Something About A Flat Six Revving to 9000 RPM…Just Calms Me Down

 

Back road. Behind a semi and trailer. Sport button! Mash throttle!

Hiccup. Lurch. Grind. Vibrate-vibrate-vibrate-vibrate-vibrate…warning message.

That was the first time I tried to go fast in a Macan.

Excellence Magazine recently did a Macan GTS review.  It was one of the most damning-with-faint-praise car articles I’ve ever read, replete with gems like “engine output feels acceptable but honestly rather unexciting,” “surprised by the amount of understeer,” “unexpected quirks,” and “feels too heavy and underpowered relative to other contemporary performance machines.”

Amazon’s The Grand Tour released an episode a few weeks back where the boys spend some time in Canada testing and comparing small luxury crossovers.  Hammond gets a bright red Macan Turbo, which, when asked to do some rodeo-style barrel racing in loose dirt, quickly throws an “AWD overload” warning message and goes into a power-limited “limp” mode.

If you hadn’t caught on to my thesis just yet, it’s that all small crossovers—including Porsche’s—are essentially useless.  The Cayenne is one thing; especially in its original form, it was a full-size SUV designed to comfortably seat four adults and transport their luggage while retaining the ability to not only go fast on the road, but also to dependably and capably go off-road, as well as to tow a respectable amount.  The Cayenne does things a car could not do.

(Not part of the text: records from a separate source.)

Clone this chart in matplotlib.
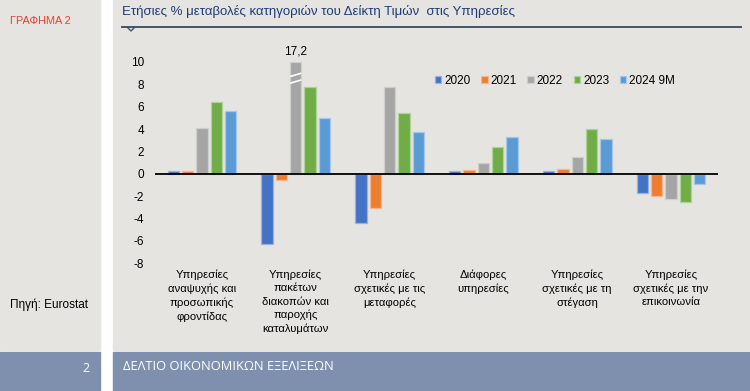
import matplotlib
matplotlib.use("Agg")
import matplotlib.pyplot as plt
from matplotlib.patches import Rectangle
import matplotlib.colors as mcolors
import numpy as np

plt.rcParams["font.family"] = ["Liberation Sans", "DejaVu Sans"]

# Data
categories = [
    "Υπηρεσίες\nαναψυχής και\nπροσωπικής\nφροντίδας",
    "Υπηρεσίες\nπακέτων\nδιακοπών και\nπαροχής\nκαταλυμάτων",
    "Υπηρεσίες\nσχετικές με τις\nμεταφορές",
    "Διάφορες\nυπηρεσίες",
    "Υπηρεσίες\nσχετικές με τη\nστέγαση",
    "Υπηρεσίες\nσχετικές με την\nεπικοινωνία",
]
series_names = ["2020", "2021", "2022", "2023", "2024 9M"]
v2020 = [0.2, -6.3, -4.4, 0.2, 0.2, -1.7]
v2021 = [0.2, -0.6, -3.1, 0.3, 0.4, -2.0]
v2022 = [4.1, 17.2, 7.8, 1.0, 1.5, -2.3]
v2023 = [6.4, 7.8, 5.4, 2.4, 4.0, -2.5]
v2024 = [5.6, 5.0, 3.7, 3.3, 3.1, -0.9]
colors = ["#4472C4", "#ED7D31", "#A5A5A5", "#70AD47", "#5B9BD5"]
y_max = 10
y_ticks = list(range(-8, 11, 2))

bg = "#e5e4e0"
band = "#7f8fae"

fig = plt.figure(figsize=(7.5, 3.91), dpi=100)
fig.patch.set_facecolor("white")

W, H = 750.0, 391.0
def fx(px):
    return px / W
def fy(py):
    return 1 - py / H

# panels behind everything
for (x0, y0, w, h, c) in [(0, 0, 100, 350, bg), (113, 0, 637, 350, bg),
                          (0, 352, 100, 39, band), (113, 352, 637, 39, band)]:
    fig.patches.append(Rectangle((fx(x0), fy(y0 + h)), fx(w), h / H,
                                 transform=fig.transFigure, color=c, zorder=-10))

# texts
fig.text(fx(10), fy(21), "ΓΡΑΦΗΜΑ 2", color="#e8412c", fontsize=7.8, va="center", ha="left")
fig.text(fx(10), fy(305), "Πηγή: Eurostat", color="black", fontsize=8.5, va="center", ha="left")
fig.text(fx(90), fy(368), "2", color="white", fontsize=9, va="center", ha="right",
         family=["Open Sans", "DejaVu Sans"])
fig.text(fx(123), fy(367), "ΔΕΛΤΙΟ ΟΙΚΟΝΟΜΙΚΩΝ ΕΞΕΛΙΞΕΩΝ", color="white", fontsize=9.3,
         va="center", ha="left", family=["Open Sans", "DejaVu Sans"])
fig.text(fx(122), fy(11), "Ετήσιες % μεταβολές κατηγοριών του Δείκτη Τιμών  στις Υπηρεσίες",
         color="#1f3c74", fontsize=9.5, va="center", ha="left")

# title rule with notch
line_y = fy(27)
fig.add_artist(plt.Line2D([fx(122), fx(741)], [line_y, line_y], transform=fig.transFigure,
                          color="#44546a", lw=1.4))
fig.add_artist(plt.Line2D([fx(127), fx(131), fx(135)], [line_y, fy(31), line_y],
                          transform=fig.transFigure, color="#44546a", lw=1.0))

ax = fig.add_axes([fx(155), fy(263), fx(718 - 155), (263 - 62) / H])
ax.set_facecolor("none")

all_series = [v2020, v2021, v2022, v2023, v2024]
x = np.arange(len(categories))
slot = 0.153
bw = 0.12
for i, (name, vals, c) in enumerate(zip(series_names, all_series, colors)):
    edge = mcolors.to_hex(0.55 * np.array(mcolors.to_rgb(c)) + 0.45)
    shown = [min(v, y_max) for v in vals]
    ax.bar(x + (i - 2) * slot, shown, width=bw, color=c, edgecolor=edge, linewidth=0.9,
           label=name, zorder=2)
    for xi, v in zip(x, vals):
        if v > y_max:
            bx = xi + (i - 2) * slot
            for yb in (8.25, 8.85):
                ax.plot([bx - bw / 2, bx + bw / 2], [yb - 0.15, yb + 0.15], color="white",
                        lw=1.2, zorder=3, solid_capstyle="butt")
            ax.annotate(f"{v:.1f}".replace(".", ","), (bx, y_max), xytext=(0, 3),
                        textcoords="offset points", ha="center", va="bottom", fontsize=8.5,
                        annotation_clip=False)

ax.axhline(0, color="black", lw=1.3, zorder=4)
ax.set_xlim(-0.5, len(categories) - 0.5)
ax.set_ylim(-8, y_max)
ax.set_yticks(y_ticks)
ax.set_yticklabels([str(t) for t in y_ticks], fontsize=8.5)
ax.tick_params(axis="y", length=0, pad=8)
ax.set_xticks(x)
ax.set_xticklabels(categories, fontsize=8.1, linespacing=1.38, va="top")
ax.tick_params(axis="x", length=0, pad=5)
for s in ax.spines.values():
    s.set_visible(False)

leg = fig.legend(loc="center", bbox_to_anchor=(fx(555), fy(81)), ncol=5, frameon=False,
                 fontsize=8.5, handlelength=0.55, handleheight=0.55, handletextpad=0.25,
                 columnspacing=0.9)

fig.savefig("out.png", dpi=100, facecolor=fig.get_facecolor())
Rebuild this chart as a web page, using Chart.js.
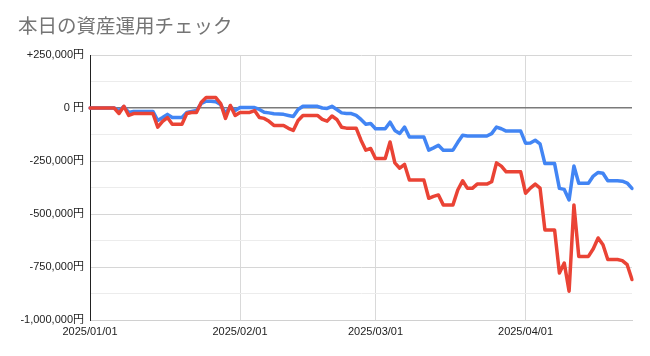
<!DOCTYPE html>
<html>
<head>
<meta charset="utf-8">
<script src="https://cdn.jsdelivr.net/npm/chart.js@4.4.1/dist/chart.umd.min.js"></script>
<style>
  html, body { margin: 0; padding: 0; background: #fff; }
  #wrap { width: 650px; height: 356px; position: relative; }
</style>
</head>
<body>
<div id="wrap"><canvas id="c" width="650" height="356"></canvas></div>
<script>
const titleText = '本日の資産運用チェック';
const startDate = '2025-01-01';
const dayCount = 113;
const xTickLabels = ['2025/01/01', '2025/02/01', '2025/03/01', '2025/04/01'];
const yTickValues = [250000, 0, -250000, -500000, -750000, -1000000];
const yTickLabels = ['+250,000円', '0 円', '-250,000円', '-500,000円', '-750,000円', '-1,000,000円'];

const blueValues = [
  0,0,0,0,0,0,-12000,7000,-21000,-16000,
  -16000,-16000,-16000,-16000,-59000,-45000,-30000,-45000,-45000,-45000,
  -21000,-16000,-12000,21000,32000,32000,30000,16000,-26000,7000,
  -12000,2000,2000,2000,2000,-7000,-20000,-23000,-27000,-28000,
  -30000,-35000,-40000,-7000,8000,8000,8000,8000,0,-2000,
  8000,-7000,-23000,-26000,-26000,-35000,-54000,-77000,-73000,-98000,
  -98000,-98000,-67000,-106000,-120000,-90000,-137000,-137000,-137000,-137000,
  -199000,-188000,-176000,-199000,-199000,-199000,-162000,-129000,-132000,-132000,
  -132000,-132000,-132000,-121000,-90000,-98000,-109000,-109000,-109000,-109000,
  -166000,-165000,-152000,-169000,-262000,-262000,-262000,-379000,-384000,-434000,
  -274000,-355000,-355000,-355000,-321000,-304000,-308000,-343000,-343000,-343000,
  -345000,-354000,-379000
];
const redValues = [
  0,0,0,0,0,0,-26000,8000,-35000,-26000,
  -26000,-26000,-26000,-26000,-90000,-63000,-45000,-77000,-77000,-77000,
  -26000,-21000,-21000,27000,49000,49000,49000,21000,-49000,12000,
  -35000,-21000,-21000,-21000,-12000,-45000,-49000,-63000,-82000,-82000,
  -82000,-96000,-106000,-59000,-35000,-35000,-35000,-35000,-54000,-62000,
  -38000,-54000,-91000,-95000,-95000,-95000,-152000,-199000,-191000,-238000,
  -238000,-238000,-160000,-259000,-284000,-266000,-340000,-340000,-340000,-340000,
  -426000,-417000,-410000,-457000,-457000,-457000,-387000,-343000,-379000,-379000,
  -359000,-359000,-359000,-348000,-259000,-274000,-301000,-301000,-301000,-301000,
  -402000,-378000,-359000,-378000,-575000,-575000,-575000,-778000,-731000,-864000,
  -457000,-700000,-700000,-700000,-664000,-613000,-645000,-715000,-715000,-715000,
  -720000,-739000,-809000
];

// category labels: one per day
const dates = [];
{
  const d0 = new Date(startDate + 'T00:00:00Z');
  for (let i = 0; i < dayCount; i++) {
    const d = new Date(d0.getTime() + i * 86400000);
    const s = d.getUTCFullYear() + '/' + String(d.getUTCMonth() + 1).padStart(2, '0') + '/' + String(d.getUTCDate()).padStart(2, '0');
    dates.push(s);
  }
}

const FONT = "Arial, 'Liberation Sans', 'Noto Sans CJK JP', sans-serif";

new Chart(document.getElementById('c'), {
  type: 'line',
  data: {
    labels: dates,
    datasets: [
      {
        label: 'red',
        data: redValues,
        borderColor: '#EA4335',
        borderWidth: 3.5,
        pointRadius: 0,
        tension: 0,
        borderJoinStyle: 'round',
        borderCapStyle: 'round',
        order: 1
      },
      {
        label: 'blue',
        data: blueValues,
        borderColor: '#4285F4',
        borderWidth: 3.5,
        pointRadius: 0,
        tension: 0,
        borderJoinStyle: 'round',
        borderCapStyle: 'round',
        order: 2
      }
    ]
  },
  options: {
    responsive: false,
    animation: false,
    devicePixelRatio: 1,
    layout: { padding: { left: 18, right: 18, top: 0, bottom: 0 } },
    plugins: {
      legend: { display: false },
      tooltip: { enabled: false },
      title: {
        display: true,
        text: titleText,
        align: 'start',
        color: '#757575',
        font: { family: "'Noto Sans CJK JP', sans-serif", size: 19.5, weight: 'normal', lineHeight: 1.2 },
        padding: { top: 14, bottom: 17.6 }
      }
    },
    scales: {
      x: {
        type: 'category',
        offset: false,
        border: { display: true, color: '#d0d0d0', width: 1 },
        grid: {
          drawTicks: false,
          color: (ctx) => {
            const lbl = ctx.tick ? dates[ctx.tick.value] : '';
            return lbl && xTickLabels.includes(lbl) ? '#d9d9d9' : 'rgba(0,0,0,0)';
          },
          lineWidth: 1
        },
        ticks: {
          autoSkip: false,
          maxRotation: 0,
          minRotation: 0,
          padding: 5,
          color: '#222',
          font: { family: FONT, size: 11 },
          callback: (val) => xTickLabels.includes(dates[val]) ? dates[val] : ''
        },
        afterFit: (s) => { s.height = 36; }
      },
      y: {
        min: -1000000,
        max: 250000,
        border: { display: true, color: '#222', width: 1 },
        afterBuildTicks: (s) => {
          const t = [];
          for (let v = -1000000; v <= 250000; v += 125000) t.push({ value: v });
          s.ticks = t;
        },
        grid: {
          drawTicks: false,
          color: (ctx) => {
            const v = ctx.tick ? ctx.tick.value : null;
            if (v === 0) return '#7a7a7a';
            return yTickValues.includes(v) ? '#d6d6d6' : '#ececec';
          },
          lineWidth: (ctx) => (ctx.tick && ctx.tick.value === 0) ? 1.5 : 1
        },
        ticks: {
          autoSkip: false,
          padding: 6,
          color: '#222',
          font: { family: FONT, size: 11 },
          callback: (val) => {
            const i = yTickValues.indexOf(val);
            return i >= 0 ? yTickLabels[i] : '';
          }
        },
        afterFit: (s) => { s.width = 72; }
      }
    }
  }
});
</script>
</body>
</html>
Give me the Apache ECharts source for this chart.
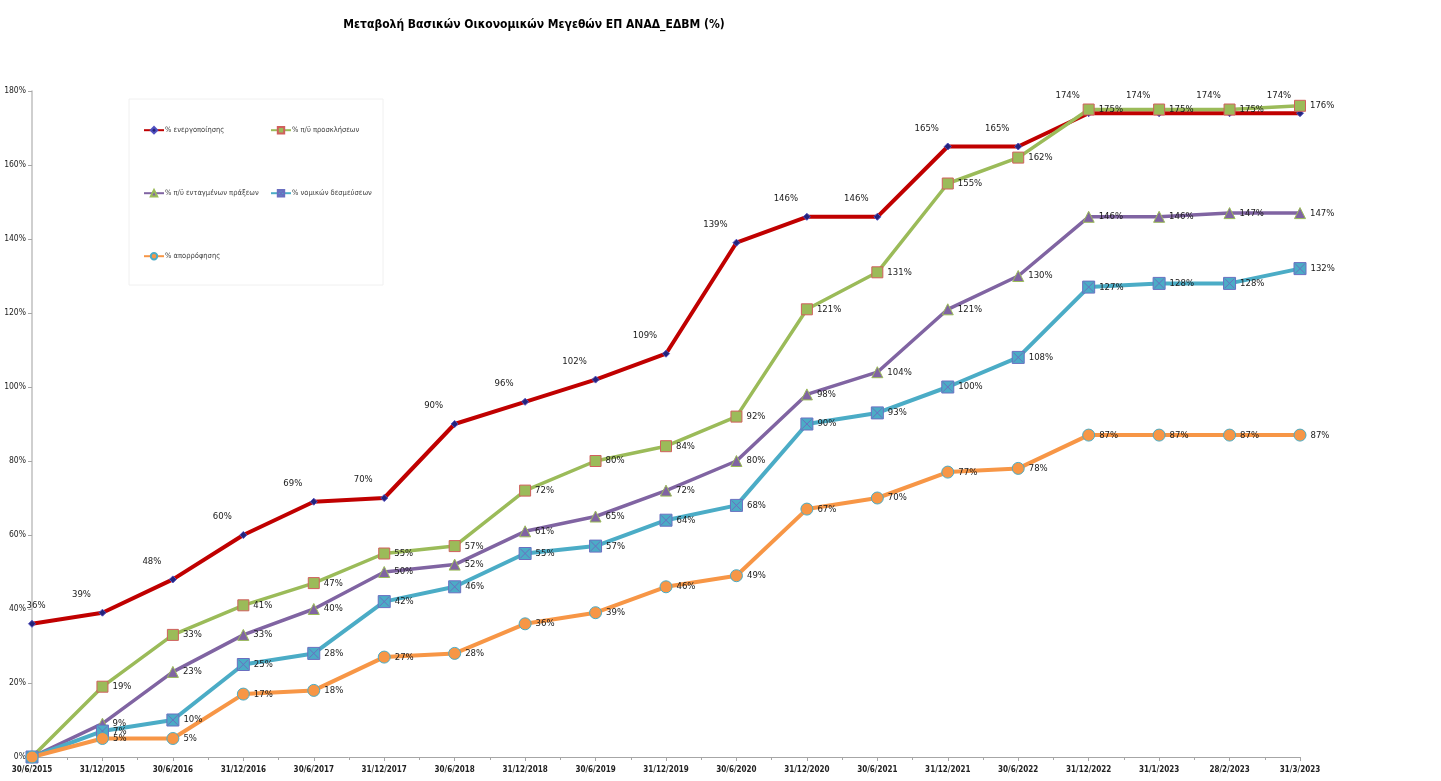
<!DOCTYPE html>
<html>
<head>
<meta charset="utf-8">
<script src="https://cdn.jsdelivr.net/npm/echarts@6/dist/echarts.min.js"></script>
<style>
  html, body { margin: 0; padding: 0; background: #fff; }
  #chart_con { width: 1441px; height: 781px; }
</style>
</head>
<body>
<div id="chart_con"></div>
<script>
// categories (report dates)
var dates = [
  "30/6/2015", "31/12/2015", "30/6/2016", "31/12/2016", "30/6/2017",
  "31/12/2017", "30/6/2018", "31/12/2018", "30/6/2019", "31/12/2019",
  "30/6/2020", "31/12/2020", "30/6/2021", "31/12/2021", "30/6/2022",
  "31/12/2022", "31/1/2023", "28/2/2023", "31/3/2023"
];
var seriesNames = [
  "% ενεργοποίησης",
  "% π/ϋ προσκλήσεων",
  "% π/ϋ ενταγμένων πράξεων",
  "% νομικών δεσμεύσεων",
  "% απορρόφησης"
];
// values in %
var activation = [36, 39, 48, 60, 69, 70, 90, 96, 102, 109, 139, 146, 146, 165, 165, 174, 174, 174, 174];
var calls = [0, 19, 33, 41, 47, 55, 57, 72, 80, 84, 92, 121, 131, 155, 162, 175, 175, 175, 176];
var integrated = [0, 9, 23, 33, 40, 50, 52, 61, 65, 72, 80, 98, 104, 121, 130, 146, 146, 147, 147];
var commitments = [0, 7, 10, 25, 28, 42, 46, 55, 57, 64, 68, 90, 93, 100, 108, 127, 128, 128, 132];
var absorption = [0, 5, 5, 17, 18, 27, 28, 36, 39, 46, 49, 67, 70, 77, 78, 87, 87, 87, 87];
var yTicks = [0, 20, 40, 60, 80, 100, 120, 140, 160, 180];

var FONT = "'Liberation Sans Narrow', 'DejaVu Sans Condensed', 'Open Sans', sans-serif";

let chart = echarts.init(document.getElementById("chart_con"));

var labelFmt = function(p) {
  return p.value === 0 ? "" : p.value + "%";
};
var labelBase = {
  show: true,
  formatter: labelFmt,
  fontFamily: FONT,
  fontSize: 9.5,
  color: "#1a1a1a"
};

function legendAt(name, left, top) {
  return {
    data: [name],
    left: left,
    top: top,
    itemWidth: 20,
    itemHeight: 8,
    itemGap: 0,
    padding: 0,
    textStyle: { fontFamily: FONT, fontSize: 7.5, color: "#404040", padding: [0, 0, 0, -4] }
  };
}

let option = {
  backgroundColor: "#fff",
  animation: false,
  title: {
    text: "Μεταβολή Βασικών Οικονομικών Μεγεθών ΕΠ ΑΝΑΔ_ΕΔΒΜ (%)",
    left: 529,
    textAlign: "center",
    top: 14,
    textStyle: { fontFamily: FONT, fontSize: 12, fontWeight: "bold", color: "#000" }
  },
  graphic: [
    {
      type: "rect",
      shape: { x: 129, y: 99, width: 254, height: 186 },
      style: { fill: "none", stroke: "#F0F0F0", lineWidth: 1 },
      silent: true
    }
  ],
  legend: [
    legendAt(seriesNames[0], 143, 126),
    legendAt(seriesNames[1], 270, 126),
    legendAt(seriesNames[2], 143, 189),
    legendAt(seriesNames[3], 270, 189),
    legendAt(seriesNames[4], 143, 252)
  ],
  grid: { left: 32, right: 141, top: 91, bottom: 24, containLabel: false },
  xAxis: [
    {
      type: "category",
      boundaryGap: false,
      data: dates,
      axisLine: { lineStyle: { color: "#A6A6A6", width: 1 } },
      axisTick: { show: true, length: 4, lineStyle: { color: "#A6A6A6" }, alignWithLabel: true },
      axisLabel: {
        interval: 0,
        fontFamily: FONT,
        fontSize: 8,
        fontWeight: "bold",
        color: "#222",
        margin: 9
      }
    },
    {
      // half-step minor ticks
      type: "value",
      min: 0,
      max: 18,
      interval: 0.5,
      position: "bottom",
      axisLine: { show: false },
      axisTick: { show: true, length: 3, lineStyle: { color: "#A6A6A6" } },
      axisLabel: { show: false },
      splitLine: { show: false }
    }
  ],
  yAxis: {
    type: "value",
    min: yTicks[0],
    max: yTicks[yTicks.length - 1],
    interval: 20,
    axisLine: { show: true, lineStyle: { color: "#BFBFBF", width: 1.5 } },
    axisTick: { show: true, length: 4, lineStyle: { color: "#A6A6A6" } },
    splitLine: { show: false },
    axisLabel: {
      formatter: "{value}%",
      fontFamily: FONT,
      fontSize: 8.5,
      color: "#222",
      margin: 6
    }
  },
  series: [
    {
      name: seriesNames[0],
      type: "line",
      data: activation,
      symbol: "diamond",
      symbolSize: 7,
      itemStyle: { color: "#23237A", borderColor: "#5050C0", borderWidth: 1 },
      lineStyle: { color: "#C00000", width: 4 },
      label: Object.assign({}, labelBase, { position: "inside" }),
      // labels sit up-left of the points; the first one stays right of the y axis
      labelLayout: function(p) {
        return { dx: p.dataIndex === 0 ? 4 : -21, dy: -18 };
      }
    },
    {
      name: seriesNames[1],
      type: "line",
      data: calls,
      symbol: "rect",
      symbolSize: 11,
      itemStyle: { color: "#9BBB59", borderColor: "#D0605D", borderWidth: 1 },
      lineStyle: { color: "#9BBB59", width: 3.5 },
      label: Object.assign({}, labelBase, { position: "right", distance: 4 })
    },
    {
      name: seriesNames[2],
      type: "line",
      data: integrated,
      symbol: "triangle",
      symbolSize: 11,
      itemStyle: { color: "#8064A2", borderColor: "#9BBB59", borderWidth: 1 },
      lineStyle: { color: "#8064A2", width: 3.5 },
      label: Object.assign({}, labelBase, { position: "right", distance: 4 })
    },
    {
      name: seriesNames[3],
      type: "line",
      data: commitments,
      symbol: "path://M0,0 L10,0 L10,10 L0,10 Z M1,1 L9,9 M9,1 L1,9",
      symbolSize: 12,
      itemStyle: { color: "#4BACC6", borderColor: "#6A6FC0", borderWidth: 1 },
      lineStyle: { color: "#4BACC6", width: 4 },
      label: Object.assign({}, labelBase, { position: "right", distance: 4 })
    },
    {
      name: seriesNames[4],
      type: "line",
      data: absorption,
      symbol: "circle",
      symbolSize: 12,
      itemStyle: { color: "#F79646", borderColor: "#4BACC6", borderWidth: 1 },
      lineStyle: { color: "#F79646", width: 4 },
      label: Object.assign({}, labelBase, { position: "right", distance: 4 })
    }
  ]
};

chart.setOption(option);

window.addEventListener("resize", function() {
  chart.resize();
});
</script>
</body>
</html>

The Macan cannot comfortably seat four adults.  It cannot transport their luggage.  It is less capable around corners than a car would be.  It is less fuel-efficient than a car would be.  It cannot tow any significant amount.  The base model’s stock tires are Pirelli Scorpion Verde low rolling resistance fuel-economy-at-all-costs tires that offer minimal lateral grip in dry or wet cornering, even less grip off-road, and still less grip in snow.

You would think a company whose history is recorded in a series of volumes titled Excellence Was Expected would only agree to produce such a subpar vehicle to the absolute minimum extent possible. And yet this very week, Porsche unveiled another of the type, a “concept study of an electrically driven Cross Utility Vehicle (CUV)” at the Geneva Motor Show.  This is the first paragraph of their press release:

“This car has many talents and is aimed at people who like to spend their free time travelling, playing sport and pursuing other outdoor activities. Thanks to all-wheel drive, every ski slope is easy to reach, while the flexible interior creates space for all kinds of sports equipment and modern load-carrying systems facilitate the transport of surfboards or a Porsche e-bike.”

Except for the “Porsche e-bike” statement, that paragraph could be used by just about every other automaker in the world.  I read that disgusting, poorly-written, uninspiring drivel and come away with nothing except “This car is what our accountants say the market demands. We need cash to recover from Dieselgate.”

With all this, I was girding myself to go on a longer tirade about how Porsche has left top-tier LMP1 racing, how the new 911 RSR remains uncompetitive in sports-car racing even after a ground-up redesign, and how the company’s Formula E effort is still a year off.  I was going to point to the sales numbers that indicate without question that the public-road-going soul of the company has a higher center of gravity, larger footprint, and heaver curb weight than ever before.  I was going to say that that same soul was diluted, lost, aimless, and who knew where it would end up next.

Then I remembered that the other car Porsche unveiled at Geneva was the new GT3RS, and I watched the hype video they made for it.  And suddenly, everything was fine, just fine.  Even better than fine.  In fact, things might just be unabashedly brilliant.